The power of a single focus
When children are asked to "write a story," the blank page can feel infinite and paralyzing. A single, carefully chosen prompt gives the imagination something to push against. Constraints, paradoxically, generate creativity. The limitations of the scene become the engine of the story.
Choosing good prompts
A good prompt is specific enough to be visualized but open enough to be interpreted many ways. It should raise questions rather than answer them. What happened before? Who is there? What happens next? The best prompts contain a small mystery or tension — something unresolved that invites a story.
Images work well
A single photograph — a crumpled map, an old key, a table set for one — can launch ten minutes of quiet, focused writing. Children who struggle with blank-page anxiety find it easier to write from an image.

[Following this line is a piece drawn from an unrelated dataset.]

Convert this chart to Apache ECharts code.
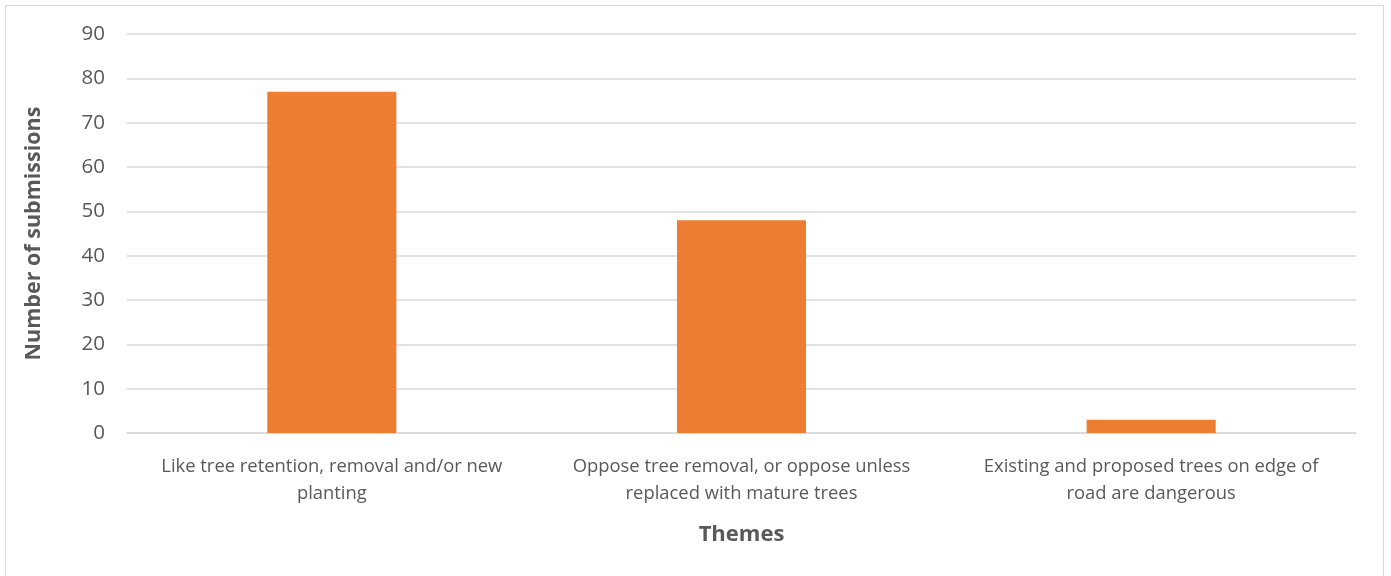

There is always something to describe, even if the story doesn't come immediately.
From prompt to draft
Give children time to look, then time to write without interruption. Five minutes of observation, then fifteen minutes of writing. No stopping to correct spelling — the goal at this stage is to follow the story wherever it goes. Revision comes later.
Sharing and responding
Reading aloud from the same prompt reveals how differently the same starting point can be interpreted. Children are often surprised and delighted by the range of responses. This builds a sense of creative community and shows that there is no single "right" way to write from a prompt.